Bishop Alcocer’s love for justice was manifested in very difficult circumstances. To break up the revolutionary uprising in Cebu in April 1898, the Spanish Generals Tejeiro and Montero rounded off and imprisoned persons suspected to foment the revolution. Bishop Alcocer approached personally the Governor to speak in favor of the prisoners. The Bishop tried his best to stop the spilling of blood of both the Spaniards and the revolutionaries. 

The last defense of Spain was Zamboanga where the Governor and the officials had retreated the army. They were strongly persuading Bishop Alcocer to leave for Zamboanga because the revolutionaries have started to advance and enter the city. The good Bishop, loyal to his flock, for the sake of humanity and the freedom of those who remained in the City, refused to leave Cebu despite the dangers he as a Spaniard would be facing against the Filipino revolutionaries. December 25, 1898 the Spanish Flag was lowered down at Fort San Pedro amidst tears and sorrows of those present The Governor unable to bring the bishop to safety with him in Zamboanga said that he was leaving Cebu with a broken heart. 

As soon as the Spanish ships set sail, Bishop Alcocer sent Fr. Emiliano Mercado and Fr. Ismael Paras for the delicate mission of negotiating with the leaders of the revolutionaries who have occupied the convent of El Pardo, six kilometers from the city. The chivalrous leader Señor Flores answered that he and his men would not take any revenge on anyone in the city and would abide by the request of the Bishop. On the 29th of December 1898 Sr. Flores was proclaimed President of the Province of Cebu and a new order was established not onIy in Cebu but also in other provinces of the Visayas. While awaiting the signing of the Treaty between Spain and the United States, the bishop continued to sacrifice himself for the sake of the people in the diocese and to use his influence in order that no life may be lost in the tense relationship. 

On account of the hard line which Archbishop Bernardino Nozaleda, O.P. of Manila had taken against the Americans during the Spanish-American War of 1898, on order of the Secretary of State in the Vatican, Bishop Alcocer was given the administration of the Archdiocese of Manila up to October 25, 1903. It was about this time that the Aglipayan Schism occurred and Bishop Alcocer had to pronounce Gregorio Aglipay excommunicated.

Sickness overtook the saintly Prelate who had defended the rights of the Church and of the Clergy with his pen and voice. It became impossible for him to govern the Archdiocese of Manila, the Diocese of Cebu and that of Nueva Segovia at the same time. When he left for China on October 25, 1903 the authority passed on to the Apostolic Delegate, Archbishop Giovanni Battista Guidi. He left Manila after a very colorful and prolonged “despedida.” Some 500 “carruajes’ and 3000 well-wishers acclaimed him as he departed. 

Arrived in Spain after a tour of the Holy Land and a visit to the Holy See, Bishop Alcocer was made Titular Archbishop of De Bosra on July 30, 1904 by Pope Saint Pius X. He was later offered the See of Lerida but he declined preferring the cloistered franciscan silence of the College of Pastrana where he started his colorful priestly ministry and breathed his last after suffering from pulmonary attacks.

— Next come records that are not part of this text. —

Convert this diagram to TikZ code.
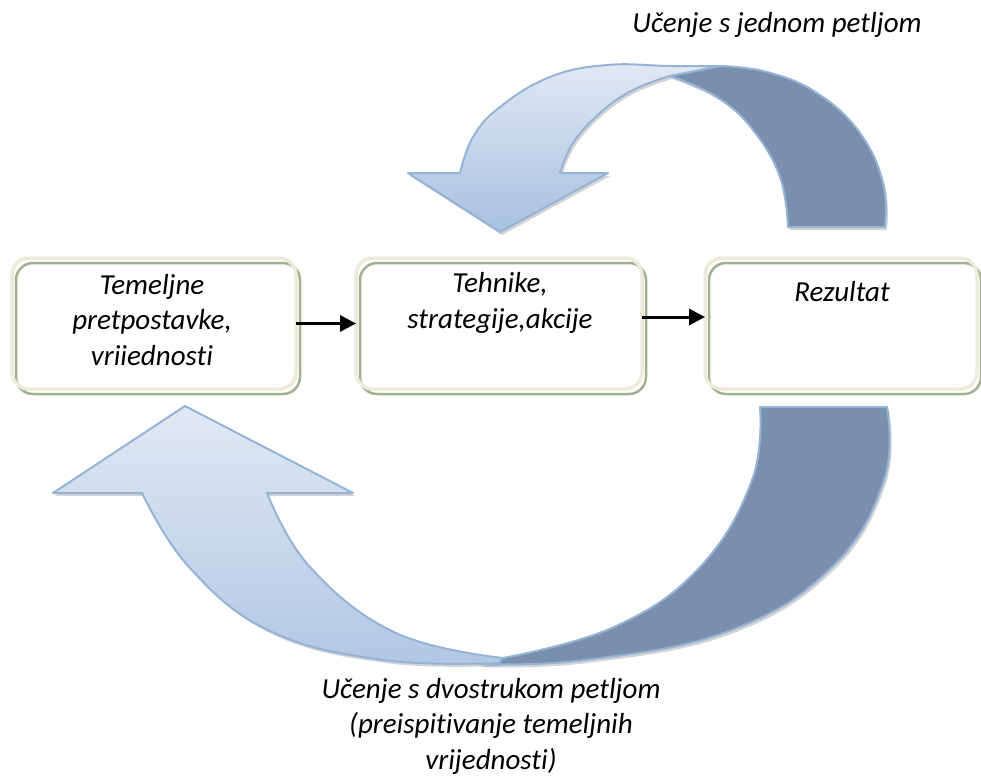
\documentclass[tikz,border=0pt]{standalone}
\usepackage{fontspec}
\setmainfont{Carlito}[RawFeature={-liga;-clig;-calt;-dlig;-rlig}]
\usetikzlibrary{arrows.meta,backgrounds}
\definecolor{cream}{HTML}{EEEBDD}
\definecolor{boxgreen}{HTML}{A2B18E}
\definecolor{arrowdark}{HTML}{7A8FAD}
\definecolor{arrowedge}{HTML}{95B3D7}
\definecolor{lightA}{HTML}{E1E9F3}
\definecolor{lightB}{HTML}{A8C0E1}
\definecolor{lightC}{HTML}{B2C7E4}
\tikzset{
  box/.style={draw=cream, line width=3.5pt, rounded corners=17pt, outer sep=0pt, inner sep=0pt},
  boxshadow/.style={draw=boxgreen, line width=2.5pt, rounded corners=17pt},
  label/.style={font={\fontsize{29}{35.5}\selectfont\itshape}, align=center, anchor=base, inner sep=0pt},
  flow/.style={line width=3pt, -{Triangle[length=16pt,width=16pt]}},
  front/.style={draw=arrowedge, line width=2pt, line join=round},
  back/.style={fill=arrowdark, draw=arrowedge, line width=2pt, line join=round},
  shade/.style={fill=gray, opacity=0.35},
}
\begin{document}
\begin{tikzpicture}[x=1pt,y=-1pt]
\useasboundingbox (0,0) rectangle (981,778);

% ---- top arrow (single loop) ----
\begin{scope}[xshift=2pt,yshift=-3pt]
\fill[shade] (788,227) -- (885,227)
  -- plot[smooth,tension=0.7] coordinates {(885,227) (883,183) (860,133) (817,93) (767,72) (720,66)}
  -- (670,76)
  -- plot[smooth,tension=0.7] coordinates {(670,76) (717,97) (753,130) (780,177) (788,227)} -- cycle;
\fill[shade] (720,66)
  -- plot[smooth,tension=0.7] coordinates {(720,66) (670,66) (607,65) (550,77) (500,107) (473,137) (460,173)}
  -- (408,173) -- (500,232) -- (608,173) -- (560,173)
  -- plot[smooth,tension=0.7] coordinates {(560,173) (573,143) (600,113) (633,90) (670,76)} -- cycle;
\end{scope}
\path[back] (788,227) -- (885,227)
  -- plot[smooth,tension=0.7] coordinates {(885,227) (883,183) (860,133) (817,93) (767,72) (720,66)}
  -- (670,76)
  -- plot[smooth,tension=0.7] coordinates {(670,76) (717,97) (753,130) (780,177) (788,227)} -- cycle;
\path[front, top color=lightA, bottom color=lightB] (720,66)
  -- plot[smooth,tension=0.7] coordinates {(720,66) (670,66) (607,65) (550,77) (500,107) (473,137) (460,173)}
  -- (408,173) -- (500,232) -- (608,173) -- (560,173)
  -- plot[smooth,tension=0.7] coordinates {(560,173) (573,143) (600,113) (633,90) (670,76)} -- cycle;

% ---- bottom arrow (double loop) ----
\begin{scope}[xshift=2pt,yshift=-3pt]
\fill[shade] (760,407) -- (887,407)
  -- plot[smooth,tension=0.7] coordinates {(887,407) (884,480) (832,567) (729,631) (585,660) (478,664)}
  -- (503,658)
  -- plot[smooth,tension=0.7] coordinates {(503,658) (614,627) (700,567) (752,480) (760,407)} -- cycle;
\fill[shade] (185,406) -- (353,493) -- (267,493)
  -- plot[smooth,tension=0.7] coordinates {(267,493) (310,567) (396,633) (503,658)}
  -- (499,663)
  -- plot[smooth,tension=0.7] coordinates {(499,663) (384,660) (270,631) (189,567) (142,493)}
  -- (53,493) -- cycle;
\end{scope}
\path[back] (760,407) -- (887,407)
  -- plot[smooth,tension=0.7] coordinates {(887,407) (884,480) (832,567) (729,631) (585,660) (478,664)}
  -- (503,658)
  -- plot[smooth,tension=0.7] coordinates {(503,658) (614,627) (700,567) (752,480) (760,407)} -- cycle;
\path[front, top color=lightA, bottom color=lightC] (185,406) -- (353,493) -- (267,493)
  -- plot[smooth,tension=0.7] coordinates {(267,493) (310,567) (396,633) (503,658)}
  -- (499,663)
  -- plot[smooth,tension=0.7] coordinates {(499,663) (384,660) (270,631) (189,567) (142,493)}
  -- (53,493) -- cycle;

% ---- boxes ----
\node[box, minimum width=284pt, minimum height=131pt] (b1) at (154,323.5) {};
\node[box, minimum width=286pt, minimum height=131pt] (b2) at (499,323.5) {};
\node[box, minimum width=272pt, minimum height=131pt] (b3) at (841,323.5) {};
\begin{scope}[on background layer]
\foreach \b in {b1,b2,b3}
  \draw[boxshadow] ([xshift=4pt,yshift=-5pt]\b.south west) rectangle ([xshift=4pt,yshift=-5pt]\b.north east);
\end{scope}

% multi-line nodes: base anchor = last line
\node[label] (t1) at (152,365) {Temeljne\\pretpostavke,\\vriiednosti};
\node[label] (t2) at (500,328) {Tehnike,\\strategije,akcije};
\node[label] (t3) at (842,301) {Rezultat};

\draw[flow] (b1.east) -- (b2.west);
\draw[flow] (b2.east |- 0,317) -- (b3.west |- 0,317);

\node[label] (top) at (777,33) {Učenje s jednom petljom};
\node[label] (bottom) at (491,769) {Učenje s dvostrukom petljom\\(preispitivanje temeljnih\\vrijednosti)};
\end{tikzpicture}
\end{document}
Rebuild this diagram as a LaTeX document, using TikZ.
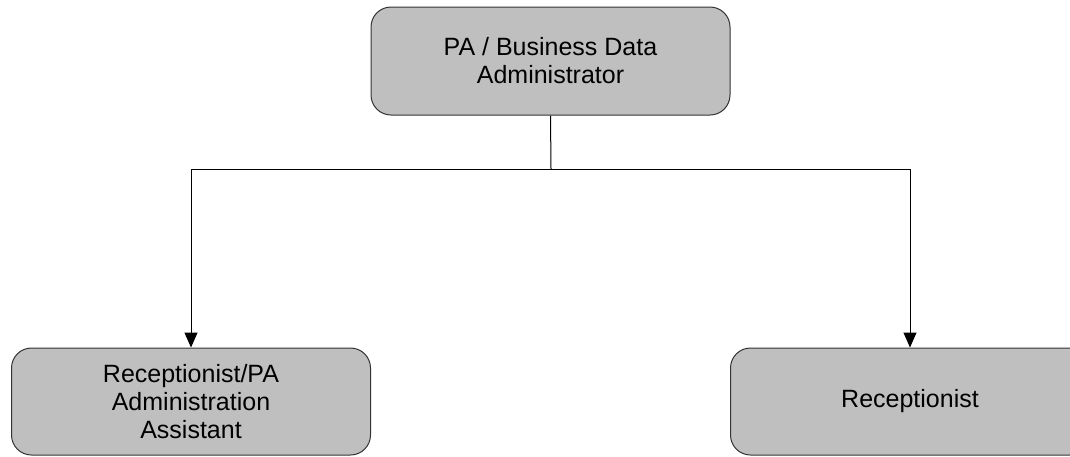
\documentclass[tikz,border=0pt]{standalone}
\usepackage{fontspec}
\setmainfont{Liberation Sans}
\usetikzlibrary{arrows.meta}
\tikzset{
  role/.style={draw=black!80, fill=black!25, line width=1pt, rounded corners=20pt,
    minimum width=359pt, minimum height=107pt, align=center, inner sep=0pt,
    font=\fontsize{25}{28}\selectfont},
  conn/.style={draw=black, line width=1pt},
  arr/.style={conn, -{Triangle[width=13pt,length=15pt]}}
}
\begin{document}
\begin{tikzpicture}[x=1pt,y=-1pt]
\useasboundingbox (0,0) rectangle (1070,456);
\clip (0,0) rectangle (1070,456);
\node[role, minimum height=108pt] (top) at (550.5,61) {PA / Business Data\\Administrator};
\node[role] (left) at (191,401.5) {Receptionist/PA\\Administration\\Assistant};
\node[role] (right) at (910,401.5) {Receptionist};
\coordinate (hub) at (551,169);
\draw[conn] (top.south) -- (hub);
\draw[arr] (hub) -| (left.north);
\draw[arr] (hub) -| (right.north);
\end{tikzpicture}
\end{document}
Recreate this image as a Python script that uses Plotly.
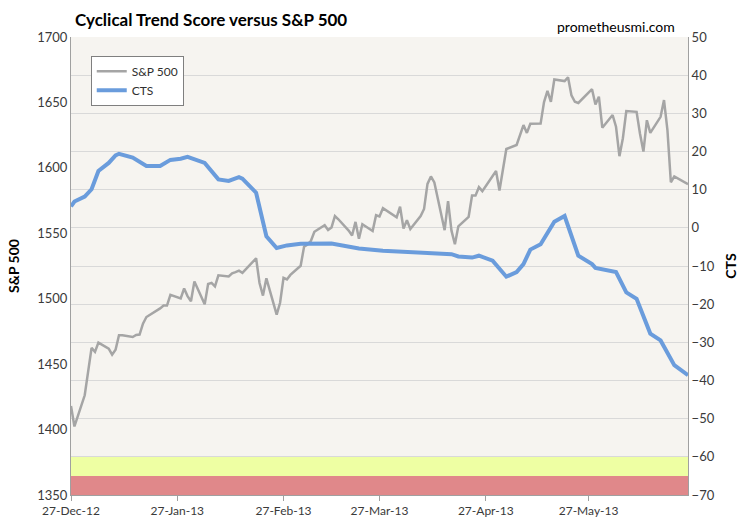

He died on May 20, 1926. The year before Archbishop Alcocer died Monseñor Jose Ma. Cuenco (later Vicar General of Cebu and then Archbishop of Jaro) had an occasion to visit him in the College of Pastrana. In their conversation the Archbishop recalled with love the Cebuanos whom he regarded as his children. 

Archbishop Martin Garcia Alcocer, who for the first time in 1893 consecrated the Diocese of Cebu to the Sacred Heart of Jesus and the Immaculate Heart of Mary, was the last religious and the last Spanish Bishop of Cebu. Monsignor Pablo Singzon, Vicar General, who used to be the Ecclesiastical Governor of the Diocese in the absence of Bishop Alcocer, administered the Diocese until the arrival of the successor.